O mercado brasileiro de bicicleta e a tirania do pedivela 175
O assunto passa batido pelos ciclistas de maior estatura. O ponto final dessa minha tese foi quando pedalei na trilha de teste da Sense Bikes (delícia de trilha!!!) a bicicleta de Isabella Lacerda
Quando moleca, minha mãe me chamava de “São Tomé”. Lembra aquele santo que só acreditava vendo? Alcunha bem correta, pois até hoje a teoria para mim só vale se verificada na prática. Assim sendo, desenvolvi um senso muito pragmático para o caminho reverso, teorizar a partir do estudo da minha própria vivência, comparando-a com a dos outros. E foi assim que criei a “Teoria da Tirania do Pedivela 175”.
Há muitas décadas, para simplificar o mercado de reposição de peças, a indústria de bicicletas brasileira, quer seja ela formal ou não, só equipa as bikes com pedivelas no tamanho 175 mm, que é o tamanho mais usado por pessoas com estatura superior a 1,75 metros de altura, em sua esmagadora maioria homens.
Foi em Janeiro de 1989 que eu me toquei dessa realidade, quando me dei de presente uma mountain bike Gary Fisher tamanho 15 e o pedivela era de 165 mm.
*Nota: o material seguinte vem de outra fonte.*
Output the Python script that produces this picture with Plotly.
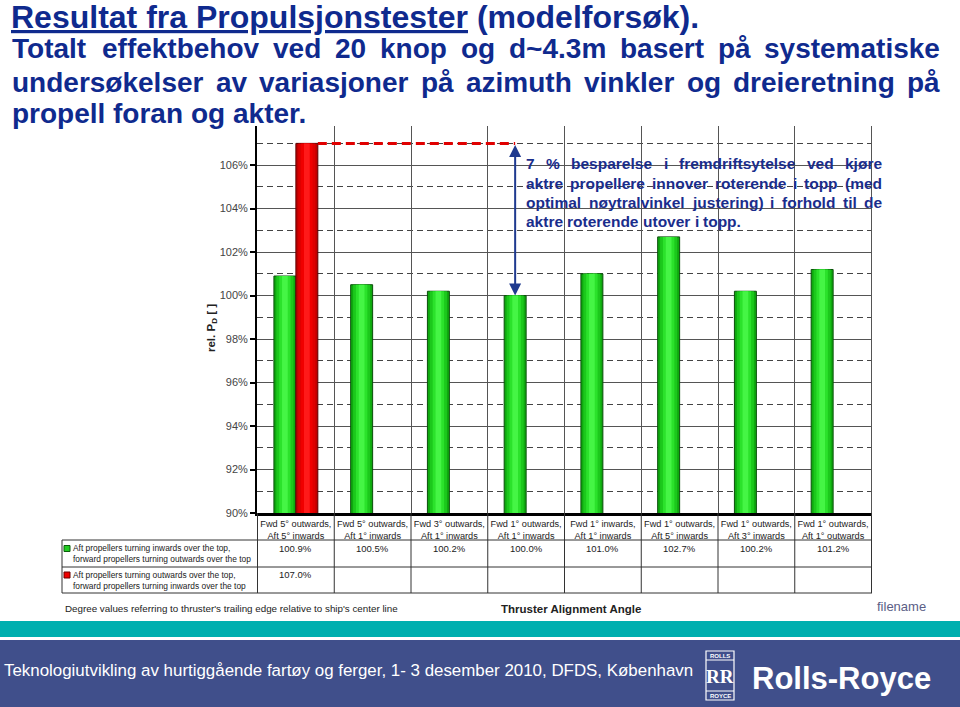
import plotly.graph_objects as go

# ---------------- data ----------------
categories = [
    "Fwd 5° outwards,<br>Aft 5° inwards",
    "Fwd 5° outwards,<br>Aft 1° inwards",
    "Fwd 3° outwards,<br>Aft 1° inwards",
    "Fwd 1° outwards,<br>Aft 1° inwards",
    "Fwd 1° inwards,<br>Aft 1° inwards",
    "Fwd 1° outwards,<br>Aft 5° inwards",
    "Fwd 1° outwards,<br>Aft 3° inwards",
    "Fwd 1° outwards,<br>Aft 1° outwards",
]
inward_vals = [100.9, 100.5, 100.2, 100.0, 101.0, 102.7, 100.2, 101.2]
outward_vals = [107.0, None, None, None, None, None, None, None]
ytick_vals = [90, 92, 94, 96, 98, 100, 102, 104, 106]
ytick_text = ["90%", "92%", "94%", "96%", "98%", "100%", "102%", "104%", "106%"]
legend_labels = [
    "Aft propellers turning inwards over the top,<br>forward propellers turning outwards over the top",
    "Aft propellers turning outwards over the top,<br>forward propellers turning inwards over the top",
]
title_line1 = "<u>Resultat fra Propulsjonstester</u> (modelforsøk)."
title_lines = [
    "Totalt effektbehov ved 20 knop og d~4.3m basert på systematiske",
    "undersøkelser av variasjoner på azimuth vinkler og dreieretning på",
    "propell foran og akter.",
]
note_lines = [
    "7 % besparelse i fremdriftsytelse ved kjøre",
    "aktre propellere innover roterende i topp (med",
    "optimal nøytralvinkel justering) i forhold til de",
    "aktre roterende utover i topp.",
]
footer_text = "Teknologiutvikling av hurtiggående fartøy og ferger, 1- 3 desember 2010, DFDS, København"

# ---------------- layout geometry ----------------
W, H = 960, 707
L, R, T, B = 257, 872, 126, 513
YMIN, YMAX = 90, 107.8
BAR_W = 0.286


def px(x):
    return (x - L) / (R - L)


def py(y):
    return (B - y) / (B - T)


FONT = "Liberation Sans, Arial, sans-serif"
TITLE_BLUE = "#0f2a8e"
NOTE_BLUE = "#1a2d8c"

BOLD_W = {
    'a': 556, 'b': 611, 'c': 556, 'd': 611, 'e': 556, 'f': 333, 'g': 611, 'h': 611,
    'i': 278, 'j': 278, 'k': 556, 'l': 278, 'm': 889, 'n': 611, 'o': 611, 'p': 611,
    'q': 611, 'r': 389, 's': 556, 't': 333, 'u': 611, 'v': 556, 'w': 778, 'x': 556,
    'y': 556, 'z': 500, 'å': 556, 'ø': 611, 'æ': 889, 'T': 611, '~': 584, '.': 278,
    '%': 889, '(': 333, ')': 333, ' ': 278, ',': 278, '-': 333,
}
for d in "0123456789":
    BOLD_W[d] = 556


def tw(s, size):
    return sum(BOLD_W.get(c, 600) for c in s) * size / 1000.0


annotations = []
shapes = []


def word_ann(text, x, y, size, color, weight="bold", xanchor="left"):
    annotations.append(dict(
        text=text, xref="paper", yref="paper", x=px(x), y=py(y),
        xanchor=xanchor, yanchor="middle", showarrow=False,
        borderpad=0, borderwidth=0,
        font=dict(family=FONT, size=size, color=color, weight=weight)))


def justified(line, x0, x1, yc, size, color, justify=True):
    words = line.split()
    widths = [tw(w, size) for w in words]
    if justify and len(words) > 1:
        gap = (x1 - x0 - sum(widths)) / (len(words) - 1)
    else:
        gap = tw(" ", size)
    x = x0
    for w, wd in zip(words, widths):
        word_ann(w, x, yc, size, color)
        x += wd + gap


# ---------------- traces (bars with a stepped gradient) ----------------
fig = go.Figure()
green_layers = [(1.0, "#0fa80f"), (0.78, "#1cc81c"), (0.52, "#2be22b"), (0.26, "#45f545")]
red_layers = [(1.0, "#c00000"), (0.78, "#de0000"), (0.52, "#f00000"), (0.26, "#ff1a1a")]

for k, (f, col) in enumerate(green_layers):
    fig.add_trace(go.Bar(
        x=categories, y=inward_vals, width=BAR_W * f,
        offset=-BAR_W / 2 - BAR_W * f / 2,
        marker=dict(color=col, line=dict(color="#0b4e0b" if k == 0 else col,
                                         width=1 if k == 0 else 0)),
        hoverinfo="skip" if k else None,
    ))
for k, (f, col) in enumerate(red_layers):
    fig.add_trace(go.Bar(
        x=categories, y=outward_vals, width=BAR_W * f,
        offset=BAR_W / 2 - BAR_W * f / 2,
        marker=dict(color=col, line=dict(color="#5a0000" if k == 0 else col,
                                         width=1 if k == 0 else 0)),
        hoverinfo="skip" if k else None,
    ))

# ---------------- titles ----------------
word_ann(title_line1, 11, 17, 32, TITLE_BLUE, weight="bold")
justified(title_lines[0], 12, 940, 49, 28, TITLE_BLUE)
justified(title_lines[1], 12, 940, 82, 28, TITLE_BLUE)
justified(title_lines[2], 12, 940, 113, 28, TITLE_BLUE, justify=False)

# ---------------- note in plot ----------------
note_y = [163, 183, 202, 221]
for i, line in enumerate(note_lines):
    justified(line, 526, 882, note_y[i], 15.5, NOTE_BLUE, justify=(i < 3))

# arrow between 107 % and 100 %
arrow_x = 3 - BAR_W / 2
annotations.append(dict(
    x=arrow_x, y=inward_vals[3], xref="x", yref="y",
    ax=arrow_x, ay=outward_vals[0], axref="x", ayref="y",
    showarrow=True, arrowhead=2, arrowside="end+start", arrowsize=1.2,
    arrowwidth=2, arrowcolor="#1f3a8f", text=""))

# red dashed reference line at 107 %
shapes.append(dict(type="line", xref="x", yref="y",
                   x0=0 + BAR_W, x1=arrow_x, y0=outward_vals[0], y1=outward_vals[0],
                   line=dict(color="#e00000", width=3, dash="9px,5px"), layer="above"))

# y-axis title
annotations.append(dict(
    text="<b>rel. P<sub>D</sub> [ ]</b>", xref="paper", yref="paper",
    x=px(212), y=py(328), xanchor="center", yanchor="middle",
    textangle=-90, showarrow=False,
    font=dict(family=FONT, size=11.5, color="#222")))

# ---------------- table under the chart ----------------
TBL_LEFT = 62
row_y = [540, 567, 593]
for yy in row_y:
    shapes.append(dict(type="line", xref="paper", yref="paper",
                       x0=px(TBL_LEFT), x1=px(R), y0=py(yy), y1=py(yy),
                       line=dict(color="#333", width=1)))
shapes.append(dict(type="line", xref="paper", yref="paper",
                   x0=px(TBL_LEFT), x1=px(TBL_LEFT), y0=py(540), y1=py(593),
                   line=dict(color="#333", width=1)))
for i in range(len(categories) + 1):
    shapes.append(dict(type="line", xref="x", yref="paper",
                       x0=i - 0.5, x1=i - 0.5, y0=py(B), y1=py(593),
                       line=dict(color="#333", width=1)))
# right edge of grid
shapes.append(dict(type="line", xref="x", yref="paper",
                   x0=len(categories) - 0.5, x1=len(categories) - 0.5, y0=0, y1=1,
                   line=dict(color="#555", width=1)))

for i, v in enumerate(inward_vals):
    annotations.append(dict(text=f"{v:.1f}%", x=i, xref="x", y=py(548), yref="paper",
                            xanchor="center", yanchor="middle",
                            showarrow=False, font=dict(family=FONT, size=9.5, color="#222")))
for i, v in enumerate(outward_vals):
    if v is not None:
        annotations.append(dict(text=f"{v:.1f}%", x=i, xref="x", y=py(574), yref="paper",
                                xanchor="center", yanchor="middle",
                                showarrow=False, font=dict(family=FONT, size=9.5, color="#222")))

leg_colors = [("#22cc22", "#0b5e0b"), ("#ee0000", "#6a0000")]
for k, (lab, yy) in enumerate(zip(legend_labels, [553.5, 580])):
    c, lc = leg_colors[k]
    shapes.append(dict(type="rect", xref="paper", yref="paper",
                       x0=px(64), x1=px(70), y0=py(yy - 8), y1=py(yy - 2),
                       fillcolor=c, line=dict(color=lc, width=1)))
    annotations.append(dict(text=lab, xref="paper", yref="paper", x=px(71), y=py(yy),
                            xanchor="left", yanchor="middle", align="left", showarrow=False,
                            font=dict(family=FONT, size=8.4, color="#222")))

word_ann("Degree values referring to thruster's trailing edge relative to ship's center line",
         65, 608, 9.8, "#222", weight="normal")
word_ann("Thruster Alignment Angle", 501, 608.5, 11.5, "#222", weight="bold")
word_ann("filename", 877, 606, 13, "#5b5e86", weight="normal")

# ---------------- footer ----------------
shapes.append(dict(type="rect", xref="paper", yref="paper",
                   x0=px(-2), x1=px(W + 2), y0=py(621), y1=py(637),
                   fillcolor="#00afaf", line=dict(width=0), layer="below"))
shapes.append(dict(type="rect", xref="paper", yref="paper",
                   x0=px(-2), x1=px(W + 2), y0=py(640), y1=py(H + 2),
                   fillcolor="#404f8b", line=dict(width=0), layer="below"))
word_ann(footer_text, 4, 670, 16.9, "white", weight="normal")

# Rolls-Royce badge
shapes.append(dict(type="rect", xref="paper", yref="paper",
                   x0=px(706), x1=px(734), y0=py(700), y1=py(651),
                   fillcolor="rgba(0,0,0,0)", line=dict(color="white", width=1.2)))
shapes.append(dict(type="line", xref="paper", yref="paper",
                   x0=px(706), x1=px(734), y0=py(660), y1=py(660),
                   line=dict(color="white", width=1)))
shapes.append(dict(type="line", xref="paper", yref="paper",
                   x0=px(706), x1=px(734), y0=py(691), y1=py(691),
                   line=dict(color="white", width=1)))
word_ann("ROLLS", 720, 655.5, 6, "white", weight="bold", xanchor="center")
word_ann("ROYCE", 720, 695.5, 6, "white", weight="bold", xanchor="center")
annotations.append(dict(text="<b>RR</b>", xref="paper", yref="paper", x=px(720), y=py(676),
                        xanchor="center", yanchor="middle", showarrow=False,
                        font=dict(family="Liberation Serif, serif", size=19, color="white")))
word_ann("Rolls-Royce", 841, 678, 31, "white", weight="bold", xanchor="center")

# ---------------- layout ----------------
fig.update_layout(
    width=W, height=H,
    margin=dict(l=L, r=W - R, t=T, b=H - B, pad=0),
    paper_bgcolor="white", plot_bgcolor="white",
    barmode="overlay",
    showlegend=False,
    font=dict(family=FONT),
    annotations=annotations, shapes=shapes,
    xaxis=dict(
        type="category", tickson="boundaries", showgrid=True,
        gridcolor="#555", gridwidth=1,
        showline=True, linecolor="black", linewidth=2.5,
        ticks="", tickangle=0, tickfont=dict(family=FONT, size=9.2, color="#222"),
        ticklabelstandoff=0, zeroline=False,
    ),
    yaxis=dict(
        range=[YMIN, YMAX], tickmode="array", tickvals=ytick_vals, ticktext=ytick_text,
        ticks="outside", ticklen=5, tickwidth=2, tickcolor="black",
        showline=True, linecolor="black", linewidth=2,
        showgrid=True, gridcolor="#555", gridwidth=1, zeroline=False,
        tickfont=dict(family=FONT, size=11, color="#444"),
        minor=dict(tick0=90, dtick=1, showgrid=True, gridcolor="#444",
                   gridwidth=1, griddash="6px,4px", ticks=""),
    ),
)

fig.write_html("out.html", config={"displayModeBar": False},
               post_script="document.body.style.margin='0';")
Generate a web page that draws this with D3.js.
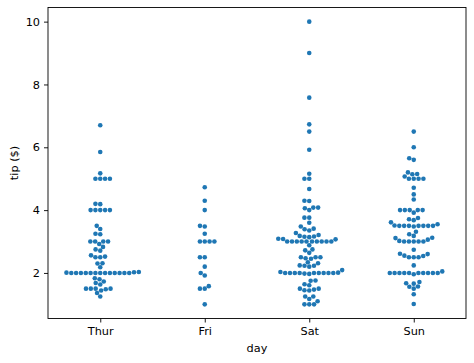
<!DOCTYPE html>
<html>
<head>
<meta charset="utf-8">
<script src="https://cdn.jsdelivr.net/npm/d3@7"></script>
<style>
  body { margin: 0; background: #fff; }
  svg text { font-family: "DejaVu Sans", sans-serif; fill: #000; }
  .axis path, .axis line { stroke: #000; stroke-width: 0.9; }
  .axis text { font-size: 11.3px; }
  .label { font-size: 11.3px; }
</style>
</head>
<body>
<div id="chart"></div>
<script>
// tips dataset, tip ($) by day, in dataset order
let days = ["Thur", "Fri", "Sat", "Sun"]
let yTicks = [2, 4, 6, 8, 10]

let thurTips = [4.00, 3.00, 2.71, 3.00, 3.40, 1.83, 5.00, 2.03, 5.17, 2.00, 4.00, 5.85, 3.00,
  1.50, 1.80, 2.92, 2.31, 1.68, 2.50, 2.00, 2.52, 4.20, 1.48, 2.00, 2.00, 2.18, 1.50, 2.83,
  1.50, 2.00, 3.25, 1.25, 2.00, 2.00, 2.00, 2.75, 3.50, 6.70, 5.00, 5.00, 2.30, 1.50, 1.36,
  1.63, 1.73, 2.00, 4.19, 2.56, 2.02, 4.00, 1.44, 2.00, 5.00, 2.00, 2.00, 4.00, 2.01, 2.00,
  2.50, 4.00, 3.23, 3.00]
let friTips = [3.00, 3.50, 1.00, 4.30, 3.25, 4.73, 4.00, 1.50, 3.00, 1.50, 2.50, 3.00,
  2.20, 3.48, 1.92, 3.00, 1.58, 2.50, 2.00]
let satTips = [3.35, 4.08, 2.75, 2.23, 7.58, 3.18, 2.34, 2.00, 2.00, 4.30, 3.00, 1.45, 2.50,
  3.00, 2.45, 3.27, 3.60, 2.00, 3.07, 2.31, 5.00, 2.24, 3.00, 1.50, 1.76, 6.73, 3.21, 2.00,
  1.98, 3.76, 2.64, 3.15, 2.47, 1.00, 2.01, 2.09, 1.97, 3.00, 3.14, 5.00, 2.20, 1.25, 3.08,
  2.50, 3.48, 4.08, 1.64, 4.06, 4.29, 3.76, 4.00, 3.00, 1.00, 1.61, 2.00, 10.00, 3.16, 3.41,
  3.00, 2.03, 2.23, 2.00, 5.16, 9.00, 2.50, 6.50, 1.10, 3.00, 1.50, 1.44, 3.09, 3.00, 2.72,
  2.88, 2.00, 3.00, 3.39, 1.47, 3.00, 1.25, 1.00, 1.17, 4.67, 5.92, 2.00, 2.00, 1.75]
let sunTips = [1.01, 1.66, 3.50, 3.31, 3.61, 4.71, 2.00, 3.12, 1.96, 3.23, 1.71, 5.00, 1.57,
  3.00, 3.02, 3.92, 1.67, 3.71, 3.50, 2.54, 3.06, 1.32, 5.60, 3.00, 5.00, 6.00, 2.05, 3.00,
  2.50, 2.60, 5.20, 1.56, 4.34, 3.51, 4.00, 2.55, 4.00, 3.50, 5.07, 2.50, 2.00, 2.74, 2.00,
  2.00, 5.14, 5.00, 3.75, 2.61, 2.00, 3.50, 2.50, 2.00, 2.00, 3.00, 3.48, 2.24, 4.50, 5.15,
  3.18, 4.00, 3.11, 2.00, 2.00, 4.00, 3.55, 3.68, 5.65, 3.50, 6.50, 3.00, 5.00, 3.50, 2.00,
  3.50, 4.00, 1.50]

let tipsByDay = [thurTips, friTips, satTips, sunTips]

let width = 474
let height = 363
let margin = {top: 7.5, right: 8, bottom: 44.5, left: 48}
let w = width - margin.left - margin.right
let h = height - margin.top - margin.bottom
let r = 2.3
let color = "#1f77b4"

let svg = d3.select("#chart").append("svg")
  .attr("width", width)
  .attr("height", height)

let g = svg.append("g")
  .attr("transform", "translate(" + margin.left + "," + margin.top + ")")

let xScale = d3.scaleLinear().domain([-0.5, days.length - 0.5]).range([0, w])
let yScale = d3.scaleLinear().domain([0.55, 10.45]).range([h, 0])

// seaborn-like beeswarm: sort by value, put each point at the candidate
// closest to the midline that doesn't overlap its neighbours
function beeswarm(values, cx) {
  let pts = values.map(v => ({v: v, x: cx, y: yScale(v)}))
  pts.sort((a, b) => a.v - b.v)
  let swarm = [pts[0]]
  for (let i = 1; i < pts.length; i++) {
    let p = pts[i]
    let neighbors = []
    for (let j = swarm.length - 1; j >= 0; j--) {
      if (swarm[j].y - p.y < 2 * r) neighbors.push(swarm[j])
      else break
    }
    let cands = [cx]
    let leftFirst = true
    neighbors.forEach(n => {
      let dy = n.y - p.y
      let dx = Math.sqrt(Math.max(4 * r * r - dy * dy, 0)) * 1.05
      if (leftFirst) cands.push(n.x - dx, n.x + dx)
      else cands.push(n.x + dx, n.x - dx)
      leftFirst = !leftFirst
    })
    cands = cands.map((c, k) => ({c: c, k: k}))
      .sort((a, b) => Math.abs(a.c - cx) - Math.abs(b.c - cx) || a.k - b.k)
    for (let c of cands) {
      let ok = neighbors.every(n => (n.x - c.c) ** 2 + (n.y - p.y) ** 2 >= 4 * r * r - 1e-9)
      if (ok) { p.x = c.c; break }
    }
    swarm.push(p)
  }
  // gutter like seaborn
  let half = 0.4 * (xScale(1) - xScale(0))
  swarm.forEach(p => { p.x = Math.max(cx - half, Math.min(cx + half, p.x)) })
  return swarm
}

tipsByDay.forEach((vals, i) => {
  let pts = beeswarm(vals, xScale(i))
  g.append("g").selectAll("circle")
    .data(pts)
    .join("circle")
    .attr("cx", d => d.x)
    .attr("cy", d => d.y)
    .attr("r", r)
    .attr("fill", color)
})

g.append("g")
  .attr("class", "axis")
  .attr("transform", "translate(0," + h + ")")
  .call(d3.axisBottom(xScale).tickValues(d3.range(days.length))
    .tickFormat(i => days[i]).tickSize(4).tickPadding(4).tickSizeOuter(0))

g.append("g")
  .attr("class", "axis")
  .call(d3.axisLeft(yScale).tickValues(yTicks).tickFormat(d3.format("d"))
    .tickSize(4).tickPadding(4).tickSizeOuter(0))

g.selectAll(".axis .domain").remove()

// frame
g.append("rect")
  .attr("width", w)
  .attr("height", h)
  .attr("fill", "none")
  .attr("stroke", "#000")
  .attr("stroke-width", 0.9)

svg.append("text")
  .attr("class", "label")
  .attr("text-anchor", "middle")
  .attr("x", margin.left + w / 2)
  .attr("y", 352)
  .text("day")

svg.append("text")
  .attr("class", "label")
  .attr("text-anchor", "middle")
  .attr("transform", "translate(18," + (margin.top + h / 2) + ") rotate(-90)")
  .text("tip ($)")
</script>
</body>
</html>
Até então rodava com uma Caloi Cruiser tamanho 20, com marchas adaptadas e claro, pedivela 175. Foi um delírio acompanhado de amor a primeira vista, nunca esquecerei o prazer de vencer em altos giros de pedal as pirambeiras das trilhas do “Bird Wacher Trails” no Central Park (estava em Nova Iorque), trilhas hoje totalmente proibidas aos ciclistas, o que é muito justo!
Mais recentemente tive o mesmo prazer ao pedalar a Specialized Ruze feminina com pneu 6 plus! Pedivela 165mm! Quando por fim chega ao Brasil o Bike Fit, o que poderia ser um pontapé inicial para resolver essa questão do pedivela não foi. A maioria das bicicletas cujos donos fazem bike fit são importadas e não padecem desse problema. Os pedivelas variam de acordo com o quadro entre 165 e 175mm, passando por 170 e até 172,5.
Como aqui no Brasil não se encontra um pedivela menor do que o tal do 175, não há como “ajustar” as bicicletas de quadro pequeno com pedivela das montadas por aqui.
Daí convencionou-se dizer que as “Bikes da Caloi”, um termo genérico pois na realidade todas as bicicletas feitas no Brasil, não aguentam um bike fit, uma vez que elas padecem do mesmo mal. Todas vêm com o pedivela do mesmo tamanho: 175mm.
Sempre sofri calada esse problema, sem alardear a questão, pois por décadas fui patrocinada pela Caloi. Mas recentemente em Manaus, quando na inauguração da Sense Bike, tive a oportunidade de questionar o tamanho do pedivela das bicicletas de quadros menores diretamente com Pierre De Tarde, o projetista das bikes, e para espanto de todos, inclusive do próprio projetista, as bicicletas todas estavam com o mesmo padrão brasileiro de 175mm.
O assunto passa batido pelos ciclistas de maior estatura. O ponto final dessa minha tese foi quando pedalei na trilha de teste da Sense Bikes (delícia de trilha!!!) a bicicleta de Isabella Lacerda, uma Sense de Carbono quadro 15, com grupo Shimano XTR eletrônico, um avião e pasmem, com pedivela 175mm. A Isabella mede uns 1,57 metros!
Perguntei se aquele era o pedivela do gosto dela e claro não é!!!! Em um bate papo informal entendi que também ela não conseguia um pedivela menor e que poderia render muito mais, em especial nas subidas, com um pedivela menor.
Esse problema poderia ser classificado como machismo, mas vai além: é ignorância mesmo! Além de serem pouco atrativas as mulheres, porque são bicicletas erradas por natureza, as bikes brasileiras ao não contemplarem as necessidades de pessoas de estatura inferior a 1,60 metros, não importando o gênero, empobrecem o mercado.
Uma solução padrão dessas de um lado “facilita” a indústria, mas ao não atender o cliente é igualmente danosa para o próprio mercado! Esse é um drama que me atormenta há 30 anos!